Alors entre parler de tout et parler de choses futiles, où est le juste milieu? Sans doute dans le fait de** ne pas penser au regard des autres ou attendre qu’on vous donne une légitimité comme cadeau**. “l’enfer, c’est les autres” disait Sartre dans huis clos, et penser d’abord aux autres est parfois dangereux et castrateur, même si, dans le blog, on y pense forcément….Un peu. La légitimité finit par venir avec le temps, la pratique, même dans un cercle modeste. On peut être mauvais, aussi, sans que personne ne nous le dise, comme peut-être dans cet article de blog devenu une mise en abîme dont la fin s’improvise. Mais au moins a-t-on essayé… On peut faire de la psychologie à 2 balles sur ce besoin d’écrire/parler d’un sujet, qui n’est pas éloigné de celui d’écrire des histoires, des romans. C’est avant tout un partage et une envie de raconter. Chacun a quelque chose en lui à raconter et trouvera la manière qui lui sied le mieux (comme alterlibriste pour la radio…), qu’elle soit à travers des personnages d’un livre, d’une pièce, dans un blog, etc…

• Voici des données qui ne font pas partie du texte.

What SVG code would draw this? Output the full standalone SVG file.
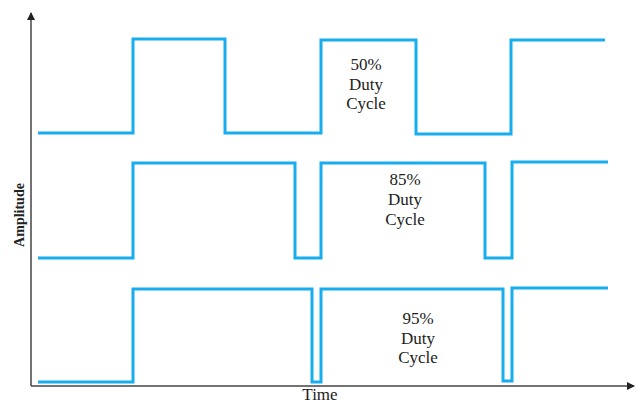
<svg xmlns="http://www.w3.org/2000/svg" width="638" height="403" viewBox="0 0 638 403">
<style>
.w{fill:none;stroke:#17adee;stroke-width:3;stroke-linejoin:miter}
.ax{fill:none;stroke:#444;stroke-width:1.5}
.t{font-family:"Liberation Serif","Times New Roman",serif;font-size:17px;fill:#222;text-anchor:middle}
</style>
<defs>
<marker id="ah" markerWidth="8" markerHeight="8" refX="7" refY="4" orient="auto" markerUnits="userSpaceOnUse">
<path d="M0,0 L8,4 L0,8 Z" fill="#222"/>
</marker>
</defs>
<rect width="638" height="403" fill="#fff"/>
<g id="axes">
<line class="ax" x1="31" y1="386" x2="31" y2="13" marker-end="url(#ah)"/>
<line class="ax" x1="31" y1="386" x2="634" y2="386" marker-end="url(#ah)"/>
</g>
<g id="wave50">
<polyline class="w" points="38,133 133,133 133,39 225,39 225,133 321,133 321,40 416,40 416,134 511,134 511,40 605,40"/>
<text class="t" x="366" y="70">50%</text>
<text class="t" x="366" y="90">Duty</text>
<text class="t" x="366" y="109">Cycle</text>
</g>
<g id="wave85">
<polyline class="w" points="38,258 133,258 133,163 295,163 295,258 321,258 321,163 485,163 485,258 512,258 512,162 608,162"/>
<text class="t" x="405" y="185">85%</text>
<text class="t" x="405" y="205">Duty</text>
<text class="t" x="405" y="225">Cycle</text>
</g>
<g id="wave95">
<polyline class="w" points="38,382 133,382 133,289 312,289 312,382 321,382 321,289 503,289 503,381 512,381 512,288 608,288"/>
<text class="t" x="418" y="324">95%</text>
<text class="t" x="418" y="344">Duty</text>
<text class="t" x="418" y="363">Cycle</text>
</g>
<g id="labels">
<text class="t" x="320" y="400">Time</text>
<text class="t" x="0" y="0" transform="translate(24,215) rotate(-90)" style="font-size:14px;font-weight:bold">Amplitude</text>
</g>
</svg>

Je terminerai juste sur une lecture d’un livre d’anecdotes d’une hôtesse de l’air, que j’ai eu brièvement entre les mains (le livre, pas l’hôtesse, voyons!!!). C’était la retranscription d’un blog (les éditeurs manquent d’imagination…) et l’introduction parle justement des réseaux sociaux qui rapprochent ces personnes sans attaches de leurs “proches”. J’ai du mal à comprendre comment mettre un selfie de soi dans un hôtel de rêve rapproche, ou est-ce qu’il est légitime d’être narcissique. C’est un peu la limite que je me fixe dans un blog….où je sais déjà que j’abandonnerai peu à peu quelques sujets. J’en ai abandonné un, qui est très bien traité ailleurs, par des personnes qui ont.. La légitimité, qui est aussi celle d’agir localement.
ps : demain, pas de spécial Eurovision, pour un cru 2017 pas terrible, où l’anglais domine. Au pire, je voudrais la victoire de la Hongrie.